CINEMA
BACK HOME de Joachim Trier : perdus
Jonah Reed (Jesse Eisenberg) vient d’être papa. Il s’éloigne pourtant du foyer pour retourner dans la maison de son enfance, aux côtés de son père Gene (Gabriel Byrne) et de son jeune frère Conrad (Devin Druid). Chacun est encore profondément marqué par le décès, suite à un accident de voiture, de la mère de la famille, Isabelle (Isabelle Huppert).
Celle qui exerçait comme photographe de guerre, a mené une vie professionnelle haletante, souvent dangereuse et addictive, au point de délaisser sa famille et de ne jamais se sentir chez elle nulle part. Une rétrospective de son travail est sur le point d’avoir lieu et l’un de ses anciens amis et journaliste prépare un papier dans lequel il entend révéler que sa mort n’était pas si accidentelle mais relevait plutôt du suicide.
Gene et Jonah le savent déjà mais pas le jeune Conrad.
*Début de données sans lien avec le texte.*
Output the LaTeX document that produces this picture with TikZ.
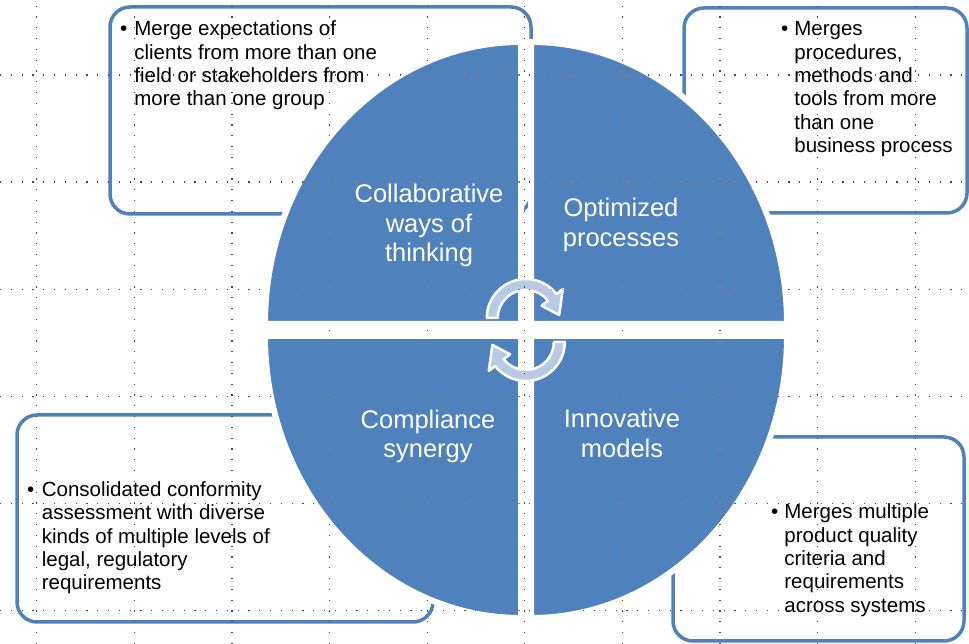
\documentclass[tikz,border=0pt]{standalone}
\usepackage{fontspec}
\setmainfont{Liberation Sans}
\definecolor{quadblue}{RGB}{79,129,189}
\definecolor{arrowblue}{RGB}{185,203,228}
\definecolor{griddot}{RGB}{70,70,70}
\definecolor{griddotb}{RGB}{150,125,95}
\newcommand{\notefont}{\fontsize{20.5}{23.3}\selectfont}
\newcommand{\quadfont}{\fontsize{25.5}{29.5}\selectfont}

\begin{document}
\begin{tikzpicture}[x=1pt,y=1pt,
  notebox/.style={draw=quadblue, line width=3.5pt, fill=white, rounded corners=20pt},
  quad/.style={fill=quadblue, draw=white, line width=6pt},
  turn/.style={fill=arrowblue, draw=white, line width=2.5pt, line join=round},
  note/.style={anchor=base west, inner sep=0pt, font=\notefont},
  quadlabel/.style={anchor=base, inner sep=0pt, text=white, font=\quadfont},
  dots/.style={line width=1.2pt, dash pattern=on 1.2pt off 9.6pt}]
\useasboundingbox (0,0) rectangle (969,644);

% boxes behind the circle
\draw[notebox] (110,637) rectangle (531,430);
\draw[notebox] (684,636) rectangle (967,431);
\draw[notebox] (17,229) rectangle (433,22);
\draw[notebox] (673,207) rectangle (964,3);

% four quarters
\draw[quad] (521,320) -- (265,320) arc[start angle=180, end angle=90, x radius=256, y radius=282] -- cycle;
\draw[quad] (531,320) -- (531,602) arc[start angle=90, end angle=0, x radius=256, y radius=282] -- cycle;
\draw[quad] (521,308) -- (521,26) arc[start angle=270, end angle=180, x radius=256, y radius=282] -- cycle;
\draw[quad] (531,308) -- (787,308) arc[start angle=0, end angle=-90, x radius=256, y radius=282] -- cycle;

% turning arrows in the middle
\begin{scope}[shift={(525.8,326)}]
\draw[turn] (180:39) arc[start angle=180, end angle=38, radius=39] -- (38:47) -- (5:33.5) -- (38:20) -- (38:28) arc[start angle=38, end angle=180, radius=28] -- cycle;
\end{scope}
\begin{scope}[shift={(525.8,302)}]
\draw[turn] (0:39) arc[start angle=0, end angle=-142, radius=39] -- (-142:47) -- (-175:33.5) -- (-142:20) -- (-142:28) arc[start angle=-142, end angle=0, radius=28] -- cycle;
\end{scope}

\node[quadlabel] (collab) at (429,441.3) {\begin{tabular}[t]{@{}c@{}}Collaborative\\ways of\\thinking\end{tabular}};
\node[quadlabel] (optim) at (621,427) {\begin{tabular}[t]{@{}c@{}}Optimized\\processes\end{tabular}};
\node[quadlabel] (compl) at (428,215.7) {\begin{tabular}[t]{@{}c@{}}Compliance\\synergy\end{tabular}};
\node[quadlabel] (innov) at (622,216) {\begin{tabular}[t]{@{}c@{}}Innovative\\models\end{tabular}};

\node[note] (tlnote) at (120,608) {\begin{tabular}[t]{@{}l@{\hspace{7pt}}l@{}}\textbullet & Merge expectations of\\ & clients from more than one\\ & field or stakeholders from\\ & more than one group\end{tabular}};
\node[note] (trnote) at (781,608) {\begin{tabular}[t]{@{}l@{\hspace{6pt}}l@{}}\textbullet & Merges\\ & procedures,\\ & methods and\\ & tools from more\\ & than one\\ & business process\end{tabular}};
\node[note] (blnote) at (27,147.3) {\begin{tabular}[t]{@{}l@{\hspace{7.5pt}}l@{}}\textbullet & Consolidated conformity\\ & assessment with diverse\\ & kinds of multiple levels of\\ & legal, regulatory\\ & requirements\end{tabular}};
\node[note] (brnote) at (771,125) {\begin{tabular}[t]{@{}l@{\hspace{6pt}}l@{}}\textbullet & Merges multiple\\ & product quality\\ & criteria and\\ & requirements\\ & across systems\end{tabular}};

% dotted grid on top
\foreach \gx in {0,...,9}
  \draw[dots, griddot] (36.7+97.6*\gx,0) -- (36.7+97.6*\gx,644);
\foreach \gy in {0,...,5}
  \draw[dots, griddot] (0,569-107.1*\gy) -- (969,569-107.1*\gy);
\begin{scope}
\clip (521,320) -- (268,320) arc[start angle=180, end angle=90, x radius=253, y radius=279] -- cycle
      (531,320) -- (531,599) arc[start angle=90, end angle=0, x radius=253, y radius=279] -- cycle
      (521,308) -- (521,29) arc[start angle=270, end angle=180, x radius=253, y radius=279] -- cycle
      (531,308) -- (784,308) arc[start angle=0, end angle=-90, x radius=253, y radius=279] -- cycle;
\foreach \gx in {0,...,9}
  \draw[dots, griddotb] (36.7+97.6*\gx,0) -- (36.7+97.6*\gx,644);
\foreach \gy in {0,...,5}
  \draw[dots, griddotb] (0,569-107.1*\gy) -- (969,569-107.1*\gy);
\end{scope}
\end{tikzpicture}
\end{document}
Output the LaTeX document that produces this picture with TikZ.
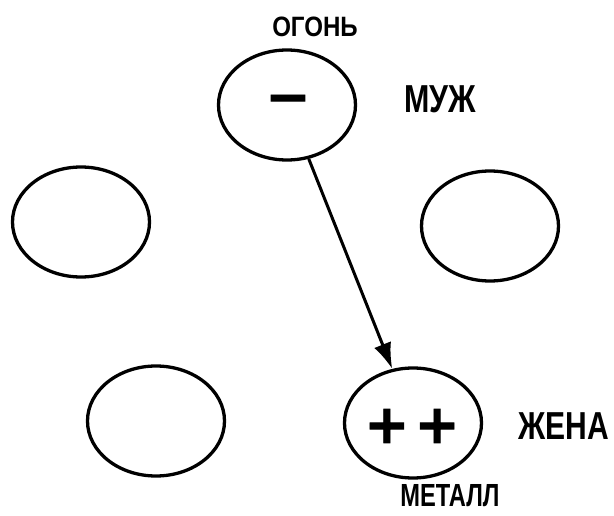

Cette révélation inquiète le père et le frère, Conrad étant un garçon taciturne, un peu différent et dans son monde. La situation fait ressortir, entre poésie et violence, le fantôme d’Isabelle…
Après le réjouissant Nouvelle Donne et le beau Oslo, 31 août, Joachim Trier propose avec Back Home son troisième long-métrage. Honoré par une sélection en compétition au Festival de Cannes, le film y est passé sans susciter de réel engouement. Etonnant tant une fois encore le cinéaste distille un ravageur parfum de mélancolie et creuse au plus profond de ses personnages. Si l’on peut légèrement tiquer sur quelques artifices et ralentis surfaits, cette variation sur le deuil et la difficulté à trouver sa place touche droit au coeur et appuie sur des points très sensibles.
Tous les protagonistes du film apparaissent perdus. Isabelle n’a jamais réussi à trouver sa place : accro à son travail, la plongeant parfois dans des situations terribles et périlleuses, elle ne se sentait pas chez elle dans sa propre maison. Douleur de ne pas être une bonne épouse ou une bonne mère, l’envie constante de repartir sur le terrain. Et une fois loin, l’envie tout de même de rentrer, d’assumer ses « rôles ». Vertige d’une femme en transit en permanence. Son absence continue d’ébranler son époux endeuillé, qui tente tant bien que mal de recommencer une nouvelle relation avec une collègue, sans parvenir à vraiment s’engager. Gene est surtout obnubilé par ses enfants et Conrad en particulier qui depuis le début de l’adolescence s’est éloigné de lui, ne lui parlant que très rarement quand il n’est pas agressif. Jonah, « le bon frère », universitaire posé et fraichement papa, semble plus stable en apparence mais il n’en est rien. Il saute sur le prétexte de l’exposition de sa défunte mère et de la situation familiale tendue pour s’éloigner de tout ce qu’il a construit. Il veut bien faire mais quelque chose sonne faux, il ne sait plus très bien qui il est. Au final, c’est peut-être celui qui va le moins bien en apparence, le « perturbé » Conrad, qui est le plus sain. Il évacue ses angoisses et ses obsessions par l’écriture, rencontre les mêmes problèmes que beaucoup de garçons de son âge (amoureux d’une fille trop jolie et populaire, le besoin de se rebeller).
Si le malaise et l’absence traversent l’écran pour nous atteindre directement, Back Home est aussi et surtout d’une très grande délicatesse, d’une poésie toute simple qui tend à bouleverser. Les grandes qualités d’écriture, la mise en scène solide, l’interprétation nuancée et une magnifique bande-originale rendent ce long-métrage particulièrement apte à nous hanter, à nous communiquer un spleen qui finit par complètement nous submerger. Une réussite.